### SOURCE DATA
****************

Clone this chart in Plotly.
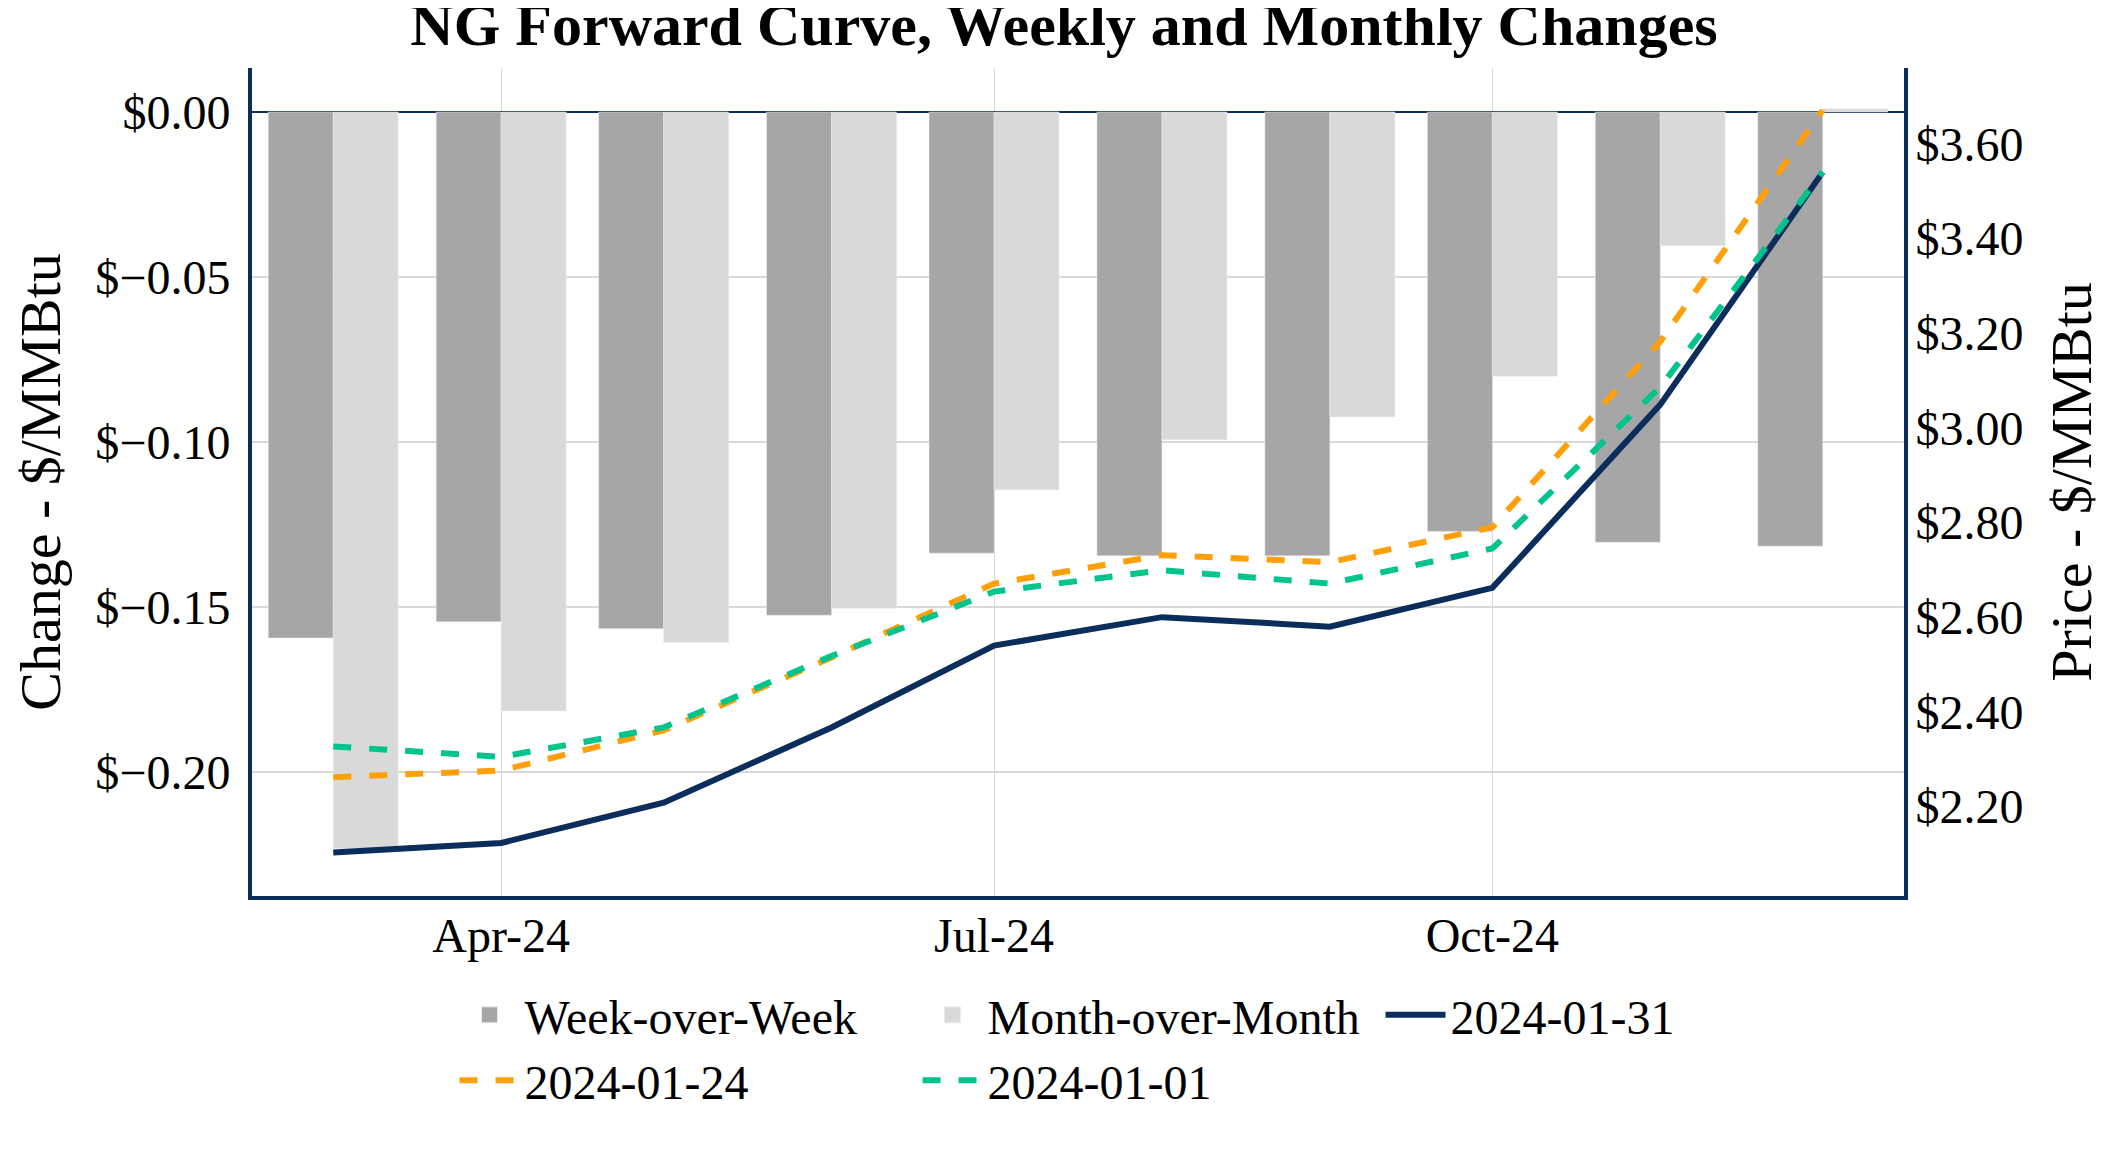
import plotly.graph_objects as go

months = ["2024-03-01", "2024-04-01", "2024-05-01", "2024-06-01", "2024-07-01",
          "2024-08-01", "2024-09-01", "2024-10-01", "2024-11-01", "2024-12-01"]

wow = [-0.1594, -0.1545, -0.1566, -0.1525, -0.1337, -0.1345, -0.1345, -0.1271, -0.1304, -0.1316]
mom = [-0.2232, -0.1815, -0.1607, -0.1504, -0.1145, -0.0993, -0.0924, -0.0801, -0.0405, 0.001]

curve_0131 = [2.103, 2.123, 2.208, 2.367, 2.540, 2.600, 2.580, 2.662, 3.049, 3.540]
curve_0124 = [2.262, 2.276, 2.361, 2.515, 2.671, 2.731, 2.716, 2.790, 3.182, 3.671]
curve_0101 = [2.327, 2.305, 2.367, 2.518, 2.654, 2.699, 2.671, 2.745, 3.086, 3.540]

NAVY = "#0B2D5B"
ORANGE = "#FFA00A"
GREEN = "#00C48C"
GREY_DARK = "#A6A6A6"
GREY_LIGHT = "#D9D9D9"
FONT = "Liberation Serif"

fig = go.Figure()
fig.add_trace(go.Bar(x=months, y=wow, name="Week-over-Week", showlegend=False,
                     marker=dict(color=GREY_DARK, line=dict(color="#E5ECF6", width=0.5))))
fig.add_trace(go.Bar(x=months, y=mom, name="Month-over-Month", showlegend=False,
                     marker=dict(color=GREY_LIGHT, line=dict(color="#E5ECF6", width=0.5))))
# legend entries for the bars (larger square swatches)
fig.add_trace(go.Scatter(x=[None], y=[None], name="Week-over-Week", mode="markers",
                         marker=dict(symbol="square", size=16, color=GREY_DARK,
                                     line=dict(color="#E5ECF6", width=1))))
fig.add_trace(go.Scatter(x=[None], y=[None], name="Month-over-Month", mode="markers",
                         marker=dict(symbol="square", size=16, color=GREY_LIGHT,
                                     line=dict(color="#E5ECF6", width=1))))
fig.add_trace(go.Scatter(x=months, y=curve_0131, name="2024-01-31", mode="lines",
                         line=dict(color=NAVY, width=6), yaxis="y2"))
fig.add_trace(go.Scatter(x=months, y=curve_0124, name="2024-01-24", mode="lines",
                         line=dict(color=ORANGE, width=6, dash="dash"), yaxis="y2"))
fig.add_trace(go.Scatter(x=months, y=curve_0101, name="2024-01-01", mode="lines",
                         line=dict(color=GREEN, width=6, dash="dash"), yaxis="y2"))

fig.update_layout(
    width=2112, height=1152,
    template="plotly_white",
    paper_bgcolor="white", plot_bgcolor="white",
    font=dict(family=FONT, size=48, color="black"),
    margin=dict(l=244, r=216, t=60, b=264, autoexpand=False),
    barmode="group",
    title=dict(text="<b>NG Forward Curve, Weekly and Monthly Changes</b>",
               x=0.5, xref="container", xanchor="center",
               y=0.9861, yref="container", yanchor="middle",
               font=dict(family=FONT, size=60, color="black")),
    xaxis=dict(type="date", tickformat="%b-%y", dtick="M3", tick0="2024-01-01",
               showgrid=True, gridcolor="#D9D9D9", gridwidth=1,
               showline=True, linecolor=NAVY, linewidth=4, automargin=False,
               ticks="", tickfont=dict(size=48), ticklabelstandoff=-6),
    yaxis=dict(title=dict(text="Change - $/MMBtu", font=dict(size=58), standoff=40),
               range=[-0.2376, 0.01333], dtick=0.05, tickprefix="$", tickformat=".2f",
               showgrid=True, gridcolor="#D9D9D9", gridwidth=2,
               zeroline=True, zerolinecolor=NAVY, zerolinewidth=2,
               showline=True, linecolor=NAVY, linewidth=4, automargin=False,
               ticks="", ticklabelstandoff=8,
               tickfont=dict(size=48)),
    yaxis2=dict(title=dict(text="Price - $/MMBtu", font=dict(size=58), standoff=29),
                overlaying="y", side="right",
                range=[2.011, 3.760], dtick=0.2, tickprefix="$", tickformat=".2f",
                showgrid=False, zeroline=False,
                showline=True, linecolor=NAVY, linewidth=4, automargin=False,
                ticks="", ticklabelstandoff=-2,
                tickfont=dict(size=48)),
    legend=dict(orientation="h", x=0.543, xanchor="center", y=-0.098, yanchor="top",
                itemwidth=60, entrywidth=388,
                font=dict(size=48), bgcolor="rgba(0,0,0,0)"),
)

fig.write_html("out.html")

****************

### SHORT TASK
Write out the data precisely as given, excluding the pictures.

### THE ANSWER
Clone this chart in Plotly.
import plotly.graph_objects as go

months = ["2024-03-01", "2024-04-01", "2024-05-01", "2024-06-01", "2024-07-01",
          "2024-08-01", "2024-09-01", "2024-10-01", "2024-11-01", "2024-12-01"]

wow = [-0.1594, -0.1545, -0.1566, -0.1525, -0.1337, -0.1345, -0.1345, -0.1271, -0.1304, -0.1316]
mom = [-0.2232, -0.1815, -0.1607, -0.1504, -0.1145, -0.0993, -0.0924, -0.0801, -0.0405, 0.001]

curve_0131 = [2.103, 2.123, 2.208, 2.367, 2.540, 2.600, 2.580, 2.662, 3.049, 3.540]
curve_0124 = [2.262, 2.276, 2.361, 2.515, 2.671, 2.731, 2.716, 2.790, 3.182, 3.671]
curve_0101 = [2.327, 2.305, 2.367, 2.518, 2.654, 2.699, 2.671, 2.745, 3.086, 3.540]

NAVY = "#0B2D5B"
ORANGE = "#FFA00A"
GREEN = "#00C48C"
GREY_DARK = "#A6A6A6"
GREY_LIGHT = "#D9D9D9"
FONT = "Liberation Serif"

fig = go.Figure()
fig.add_trace(go.Bar(x=months, y=wow, name="Week-over-Week", showlegend=False,
                     marker=dict(color=GREY_DARK, line=dict(color="#E5ECF6", width=0.5))))
fig.add_trace(go.Bar(x=months, y=mom, name="Month-over-Month", showlegend=False,
                     marker=dict(color=GREY_LIGHT, line=dict(color="#E5ECF6", width=0.5))))
# legend entries for the bars (larger square swatches)
fig.add_trace(go.Scatter(x=[None], y=[None], name="Week-over-Week", mode="markers",
                         marker=dict(symbol="square", size=16, color=GREY_DARK,
                                     line=dict(color="#E5ECF6", width=1))))
fig.add_trace(go.Scatter(x=[None], y=[None], name="Month-over-Month", mode="markers",
                         marker=dict(symbol="square", size=16, color=GREY_LIGHT,
                                     line=dict(color="#E5ECF6", width=1))))
fig.add_trace(go.Scatter(x=months, y=curve_0131, name="2024-01-31", mode="lines",
                         line=dict(color=NAVY, width=6), yaxis="y2"))
fig.add_trace(go.Scatter(x=months, y=curve_0124, name="2024-01-24", mode="lines",
                         line=dict(color=ORANGE, width=6, dash="dash"), yaxis="y2"))
fig.add_trace(go.Scatter(x=months, y=curve_0101, name="2024-01-01", mode="lines",
                         line=dict(color=GREEN, width=6, dash="dash"), yaxis="y2"))

fig.update_layout(
    width=2112, height=1152,
    template="plotly_white",
    paper_bgcolor="white", plot_bgcolor="white",
    font=dict(family=FONT, size=48, color="black"),
    margin=dict(l=244, r=216, t=60, b=264, autoexpand=False),
    barmode="group",
    title=dict(text="<b>NG Forward Curve, Weekly and Monthly Changes</b>",
               x=0.5, xref="container", xanchor="center",
               y=0.9861, yref="container", yanchor="middle",
               font=dict(family=FONT, size=60, color="black")),
    xaxis=dict(type="date", tickformat="%b-%y", dtick="M3", tick0="2024-01-01",
               showgrid=True, gridcolor="#D9D9D9", gridwidth=1,
               showline=True, linecolor=NAVY, linewidth=4, automargin=False,
               ticks="", tickfont=dict(size=48), ticklabelstandoff=-6),
    yaxis=dict(title=dict(text="Change - $/MMBtu", font=dict(size=58), standoff=40),
               range=[-0.2376, 0.01333], dtick=0.05, tickprefix="$", tickformat=".2f",
               showgrid=True, gridcolor="#D9D9D9", gridwidth=2,
               zeroline=True, zerolinecolor=NAVY, zerolinewidth=2,
               showline=True, linecolor=NAVY, linewidth=4, automargin=False,
               ticks="", ticklabelstandoff=8,
               tickfont=dict(size=48)),
    yaxis2=dict(title=dict(text="Price - $/MMBtu", font=dict(size=58), standoff=29),
                overlaying="y", side="right",
                range=[2.011, 3.760], dtick=0.2, tickprefix="$", tickformat=".2f",
                showgrid=False, zeroline=False,
                showline=True, linecolor=NAVY, linewidth=4, automargin=False,
                ticks="", ticklabelstandoff=-2,
                tickfont=dict(size=48)),
    legend=dict(orientation="h", x=0.543, xanchor="center", y=-0.098, yanchor="top",
                itemwidth=60, entrywidth=388,
                font=dict(size=48), bgcolor="rgba(0,0,0,0)"),
)

fig.write_html("out.html")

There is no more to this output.